Start of Recorded data

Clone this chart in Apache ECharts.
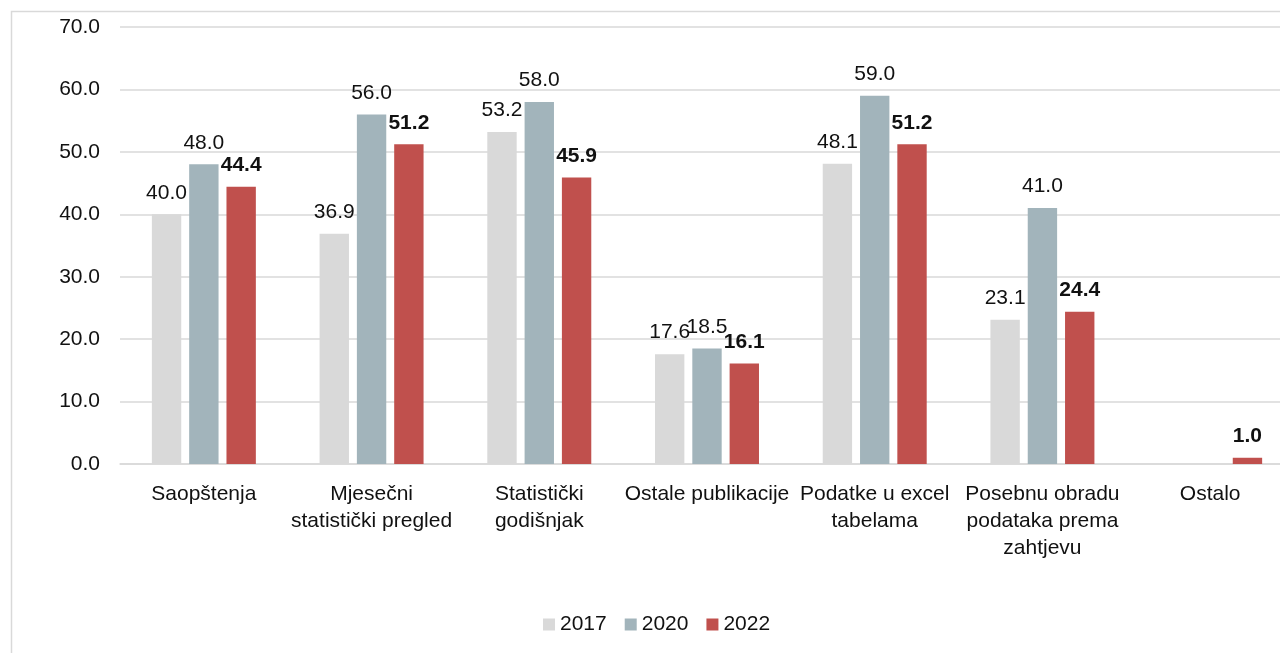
<!DOCTYPE html>
<html>
<head>
<meta charset="utf-8">
<script src="https://cdn.jsdelivr.net/npm/echarts@6/dist/echarts.min.js"></script>
<style>
html,body{margin:0;padding:0;background:#fff;overflow:hidden;width:1280px;height:653px;}
#chart{width:1300px;height:653px;}
</style>
</head>
<body>
<div id="chart"></div>
<script>
const categories = [
  "Saopštenja",
  "Mjesečni\nstatistički pregled",
  "Statistički\ngodišnjak",
  "Ostale publikacije",
  "Podatke u excel\ntabelama",
  "Posebnu obradu\npodataka prema\nzahtjevu",
  "Ostalo"
];
const seriesNames = ["2017", "2020", "2022"];
const values2017 = [40.0, 36.9, 53.2, 17.6, 48.1, 23.1, null];
const values2020 = [48.0, 56.0, 58.0, 18.5, 59.0, 41.0, null];
const values2022 = [44.4, 51.2, 45.9, 16.1, 51.2, 24.4, 1.0];
const yTicks = { min: 0, max: 70, interval: 10 };

const colors = ["#d9d9d9", "#a2b4bb", "#c0504d"];
const FONT = "Liberation Sans, Arial, sans-serif";
const TXT = "#111";

function makeSeries(name, data, color, bold) {
  return {
    name: name,
    type: "bar",
    data: data,
    barGap: "27%",
    barCategoryGap: "38%",
    itemStyle: { color: color },
    label: {
      show: true,
      position: "top",
      distance: 11,
      formatter: p => (p.value == null ? "" : Number(p.value).toFixed(1)),
      fontFamily: FONT,
      fontSize: 21,
      fontWeight: bold ? "bold" : "normal",
      color: TXT
    }
  };
}

const chart = echarts.init(document.getElementById("chart"), null, { renderer: "canvas" });
chart.setOption({
  animation: false,
  backgroundColor: "#fff",
  graphic: [{
    type: "rect",
    shape: { x: 11.5, y: 11.5, width: 1400, height: 800 },
    style: { fill: "none", stroke: "#d9d9d9", lineWidth: 1.5 },
    silent: true
  }],
  grid: { left: 120, width: 1174, top: 27, height: 437, containLabel: false },
  legend: {
    data: seriesNames,
    left: 538,
    top: 609,
    itemWidth: 12,
    itemHeight: 12,
    itemGap: 18,
    icon: "rect",
    textStyle: { fontFamily: FONT, fontSize: 21, color: TXT }
  },
  xAxis: {
    type: "category",
    data: categories,
    axisLine: { show: true, lineStyle: { color: "#d9d9d9", width: 1.5 } },
    axisTick: { show: false },
    axisLabel: {
      interval: 0,
      margin: 17,
      fontFamily: FONT,
      fontSize: 21,
      lineHeight: 27,
      color: TXT,
      verticalAlign: "top"
    }
  },
  yAxis: {
    type: "value",
    min: yTicks.min,
    max: yTicks.max,
    interval: yTicks.interval,
    axisLine: { show: false },
    axisTick: { show: false },
    splitLine: { lineStyle: { color: "#d9d9d9", width: 1.5 } },
    axisLabel: {
      margin: 20,
      formatter: v => v.toFixed(1),
      fontFamily: FONT,
      fontSize: 21,
      color: TXT
    }
  },
  series: [
    makeSeries(seriesNames[0], values2017, colors[0], false),
    makeSeries(seriesNames[1], values2020, colors[1], false),
    makeSeries(seriesNames[2], values2022, colors[2], true)
  ]
});
</script>
</body>
</html>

End of Recorded data

Task instructions: Repeat the material above verbatim, with no pictures in the output.

Result:
Clone this chart in Apache ECharts.
<!DOCTYPE html>
<html>
<head>
<meta charset="utf-8">
<script src="https://cdn.jsdelivr.net/npm/echarts@6/dist/echarts.min.js"></script>
<style>
html,body{margin:0;padding:0;background:#fff;overflow:hidden;width:1280px;height:653px;}
#chart{width:1300px;height:653px;}
</style>
</head>
<body>
<div id="chart"></div>
<script>
const categories = [
  "Saopštenja",
  "Mjesečni\nstatistički pregled",
  "Statistički\ngodišnjak",
  "Ostale publikacije",
  "Podatke u excel\ntabelama",
  "Posebnu obradu\npodataka prema\nzahtjevu",
  "Ostalo"
];
const seriesNames = ["2017", "2020", "2022"];
const values2017 = [40.0, 36.9, 53.2, 17.6, 48.1, 23.1, null];
const values2020 = [48.0, 56.0, 58.0, 18.5, 59.0, 41.0, null];
const values2022 = [44.4, 51.2, 45.9, 16.1, 51.2, 24.4, 1.0];
const yTicks = { min: 0, max: 70, interval: 10 };

const colors = ["#d9d9d9", "#a2b4bb", "#c0504d"];
const FONT = "Liberation Sans, Arial, sans-serif";
const TXT = "#111";

function makeSeries(name, data, color, bold) {
  return {
    name: name,
    type: "bar",
    data: data,
    barGap: "27%",
    barCategoryGap: "38%",
    itemStyle: { color: color },
    label: {
      show: true,
      position: "top",
      distance: 11,
      formatter: p => (p.value == null ? "" : Number(p.value).toFixed(1)),
      fontFamily: FONT,
      fontSize: 21,
      fontWeight: bold ? "bold" : "normal",
      color: TXT
    }
  };
}

const chart = echarts.init(document.getElementById("chart"), null, { renderer: "canvas" });
chart.setOption({
  animation: false,
  backgroundColor: "#fff",
  graphic: [{
    type: "rect",
    shape: { x: 11.5, y: 11.5, width: 1400, height: 800 },
    style: { fill: "none", stroke: "#d9d9d9", lineWidth: 1.5 },
    silent: true
  }],
  grid: { left: 120, width: 1174, top: 27, height: 437, containLabel: false },
  legend: {
    data: seriesNames,
    left: 538,
    top: 609,
    itemWidth: 12,
    itemHeight: 12,
    itemGap: 18,
    icon: "rect",
    textStyle: { fontFamily: FONT, fontSize: 21, color: TXT }
  },
  xAxis: {
    type: "category",
    data: categories,
    axisLine: { show: true, lineStyle: { color: "#d9d9d9", width: 1.5 } },
    axisTick: { show: false },
    axisLabel: {
      interval: 0,
      margin: 17,
      fontFamily: FONT,
      fontSize: 21,
      lineHeight: 27,
      color: TXT,
      verticalAlign: "top"
    }
  },
  yAxis: {
    type: "value",
    min: yTicks.min,
    max: yTicks.max,
    interval: yTicks.interval,
    axisLine: { show: false },
    axisTick: { show: false },
    splitLine: { lineStyle: { color: "#d9d9d9", width: 1.5 } },
    axisLabel: {
      margin: 20,
      formatter: v => v.toFixed(1),
      fontFamily: FONT,
      fontSize: 21,
      color: TXT
    }
  },
  series: [
    makeSeries(seriesNames[0], values2017, colors[0], false),
    makeSeries(seriesNames[1], values2020, colors[1], false),
    makeSeries(seriesNames[2], values2022, colors[2], true)
  ]
});
</script>
</body>
</html>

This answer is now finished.